_SOURCE EXCERPT_:
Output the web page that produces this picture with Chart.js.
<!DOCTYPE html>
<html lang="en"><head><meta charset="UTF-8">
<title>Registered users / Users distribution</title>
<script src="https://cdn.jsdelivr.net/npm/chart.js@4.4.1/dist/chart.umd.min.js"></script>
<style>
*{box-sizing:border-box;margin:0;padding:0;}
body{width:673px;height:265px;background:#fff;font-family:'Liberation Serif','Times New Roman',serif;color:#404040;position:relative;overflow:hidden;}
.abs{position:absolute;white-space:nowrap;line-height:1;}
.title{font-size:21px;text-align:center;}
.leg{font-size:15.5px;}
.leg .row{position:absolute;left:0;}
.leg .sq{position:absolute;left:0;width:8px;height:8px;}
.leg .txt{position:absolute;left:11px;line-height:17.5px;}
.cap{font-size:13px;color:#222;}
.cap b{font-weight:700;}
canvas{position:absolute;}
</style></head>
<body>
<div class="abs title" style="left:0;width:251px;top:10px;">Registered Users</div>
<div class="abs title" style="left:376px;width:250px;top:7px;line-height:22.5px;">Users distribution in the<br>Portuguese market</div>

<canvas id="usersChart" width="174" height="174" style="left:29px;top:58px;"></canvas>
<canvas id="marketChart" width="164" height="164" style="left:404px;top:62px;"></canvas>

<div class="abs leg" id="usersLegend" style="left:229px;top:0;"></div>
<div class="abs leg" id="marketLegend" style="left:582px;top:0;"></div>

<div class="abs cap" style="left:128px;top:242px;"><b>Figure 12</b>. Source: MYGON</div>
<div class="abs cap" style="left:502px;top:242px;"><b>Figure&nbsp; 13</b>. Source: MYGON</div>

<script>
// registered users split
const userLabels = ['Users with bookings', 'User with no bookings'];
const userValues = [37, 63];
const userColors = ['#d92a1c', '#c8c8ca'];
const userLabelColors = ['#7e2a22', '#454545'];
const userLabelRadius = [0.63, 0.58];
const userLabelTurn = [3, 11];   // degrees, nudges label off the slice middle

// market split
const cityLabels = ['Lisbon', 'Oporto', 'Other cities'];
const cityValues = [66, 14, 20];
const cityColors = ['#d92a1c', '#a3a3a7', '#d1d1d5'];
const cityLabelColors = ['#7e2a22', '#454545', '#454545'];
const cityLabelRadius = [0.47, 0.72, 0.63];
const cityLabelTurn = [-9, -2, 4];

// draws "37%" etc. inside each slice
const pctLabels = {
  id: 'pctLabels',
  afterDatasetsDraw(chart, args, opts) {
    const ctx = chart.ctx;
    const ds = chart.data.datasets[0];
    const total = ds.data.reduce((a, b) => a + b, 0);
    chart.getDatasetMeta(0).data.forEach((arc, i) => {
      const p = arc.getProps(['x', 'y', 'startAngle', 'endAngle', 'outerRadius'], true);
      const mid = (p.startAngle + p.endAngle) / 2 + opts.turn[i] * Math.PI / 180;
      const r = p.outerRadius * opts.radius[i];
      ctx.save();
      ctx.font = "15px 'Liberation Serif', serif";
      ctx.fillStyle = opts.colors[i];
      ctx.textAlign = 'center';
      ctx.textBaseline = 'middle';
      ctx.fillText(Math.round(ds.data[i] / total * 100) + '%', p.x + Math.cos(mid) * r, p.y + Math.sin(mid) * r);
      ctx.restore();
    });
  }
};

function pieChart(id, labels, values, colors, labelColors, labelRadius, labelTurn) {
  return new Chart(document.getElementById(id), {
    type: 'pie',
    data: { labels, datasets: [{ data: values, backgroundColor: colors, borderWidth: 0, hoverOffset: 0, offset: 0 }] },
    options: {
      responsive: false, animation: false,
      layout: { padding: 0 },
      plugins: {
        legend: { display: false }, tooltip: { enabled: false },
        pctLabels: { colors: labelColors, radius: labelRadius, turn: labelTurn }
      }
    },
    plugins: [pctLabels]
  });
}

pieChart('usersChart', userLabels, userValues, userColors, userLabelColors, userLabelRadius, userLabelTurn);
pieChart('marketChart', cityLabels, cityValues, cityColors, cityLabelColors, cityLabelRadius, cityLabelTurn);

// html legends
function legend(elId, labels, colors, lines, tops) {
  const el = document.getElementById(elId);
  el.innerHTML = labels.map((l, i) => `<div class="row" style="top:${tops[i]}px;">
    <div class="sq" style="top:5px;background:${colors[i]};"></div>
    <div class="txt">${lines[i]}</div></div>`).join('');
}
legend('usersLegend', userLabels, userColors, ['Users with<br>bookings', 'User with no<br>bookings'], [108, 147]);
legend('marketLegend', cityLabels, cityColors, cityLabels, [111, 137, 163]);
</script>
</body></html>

_WHAT THIS TASK INVOLVES_: Repeat the material above exactly.

_THE OUTPUT_:
Output the web page that produces this picture with Chart.js.
<!DOCTYPE html>
<html lang="en"><head><meta charset="UTF-8">
<title>Registered users / Users distribution</title>
<script src="https://cdn.jsdelivr.net/npm/chart.js@4.4.1/dist/chart.umd.min.js"></script>
<style>
*{box-sizing:border-box;margin:0;padding:0;}
body{width:673px;height:265px;background:#fff;font-family:'Liberation Serif','Times New Roman',serif;color:#404040;position:relative;overflow:hidden;}
.abs{position:absolute;white-space:nowrap;line-height:1;}
.title{font-size:21px;text-align:center;}
.leg{font-size:15.5px;}
.leg .row{position:absolute;left:0;}
.leg .sq{position:absolute;left:0;width:8px;height:8px;}
.leg .txt{position:absolute;left:11px;line-height:17.5px;}
.cap{font-size:13px;color:#222;}
.cap b{font-weight:700;}
canvas{position:absolute;}
</style></head>
<body>
<div class="abs title" style="left:0;width:251px;top:10px;">Registered Users</div>
<div class="abs title" style="left:376px;width:250px;top:7px;line-height:22.5px;">Users distribution in the<br>Portuguese market</div>

<canvas id="usersChart" width="174" height="174" style="left:29px;top:58px;"></canvas>
<canvas id="marketChart" width="164" height="164" style="left:404px;top:62px;"></canvas>

<div class="abs leg" id="usersLegend" style="left:229px;top:0;"></div>
<div class="abs leg" id="marketLegend" style="left:582px;top:0;"></div>

<div class="abs cap" style="left:128px;top:242px;"><b>Figure 12</b>. Source: MYGON</div>
<div class="abs cap" style="left:502px;top:242px;"><b>Figure&nbsp; 13</b>. Source: MYGON</div>

<script>
// registered users split
const userLabels = ['Users with bookings', 'User with no bookings'];
const userValues = [37, 63];
const userColors = ['#d92a1c', '#c8c8ca'];
const userLabelColors = ['#7e2a22', '#454545'];
const userLabelRadius = [0.63, 0.58];
const userLabelTurn = [3, 11];   // degrees, nudges label off the slice middle

// market split
const cityLabels = ['Lisbon', 'Oporto', 'Other cities'];
const cityValues = [66, 14, 20];
const cityColors = ['#d92a1c', '#a3a3a7', '#d1d1d5'];
const cityLabelColors = ['#7e2a22', '#454545', '#454545'];
const cityLabelRadius = [0.47, 0.72, 0.63];
const cityLabelTurn = [-9, -2, 4];

// draws "37%" etc. inside each slice
const pctLabels = {
  id: 'pctLabels',
  afterDatasetsDraw(chart, args, opts) {
    const ctx = chart.ctx;
    const ds = chart.data.datasets[0];
    const total = ds.data.reduce((a, b) => a + b, 0);
    chart.getDatasetMeta(0).data.forEach((arc, i) => {
      const p = arc.getProps(['x', 'y', 'startAngle', 'endAngle', 'outerRadius'], true);
      const mid = (p.startAngle + p.endAngle) / 2 + opts.turn[i] * Math.PI / 180;
      const r = p.outerRadius * opts.radius[i];
      ctx.save();
      ctx.font = "15px 'Liberation Serif', serif";
      ctx.fillStyle = opts.colors[i];
      ctx.textAlign = 'center';
      ctx.textBaseline = 'middle';
      ctx.fillText(Math.round(ds.data[i] / total * 100) + '%', p.x + Math.cos(mid) * r, p.y + Math.sin(mid) * r);
      ctx.restore();
    });
  }
};

function pieChart(id, labels, values, colors, labelColors, labelRadius, labelTurn) {
  return new Chart(document.getElementById(id), {
    type: 'pie',
    data: { labels, datasets: [{ data: values, backgroundColor: colors, borderWidth: 0, hoverOffset: 0, offset: 0 }] },
    options: {
      responsive: false, animation: false,
      layout: { padding: 0 },
      plugins: {
        legend: { display: false }, tooltip: { enabled: false },
        pctLabels: { colors: labelColors, radius: labelRadius, turn: labelTurn }
      }
    },
    plugins: [pctLabels]
  });
}

pieChart('usersChart', userLabels, userValues, userColors, userLabelColors, userLabelRadius, userLabelTurn);
pieChart('marketChart', cityLabels, cityValues, cityColors, cityLabelColors, cityLabelRadius, cityLabelTurn);

// html legends
function legend(elId, labels, colors, lines, tops) {
  const el = document.getElementById(elId);
  el.innerHTML = labels.map((l, i) => `<div class="row" style="top:${tops[i]}px;">
    <div class="sq" style="top:5px;background:${colors[i]};"></div>
    <div class="txt">${lines[i]}</div></div>`).join('');
}
legend('usersLegend', userLabels, userColors, ['Users with<br>bookings', 'User with no<br>bookings'], [108, 147]);
legend('marketLegend', cityLabels, cityColors, cityLabels, [111, 137, 163]);
</script>
</body></html>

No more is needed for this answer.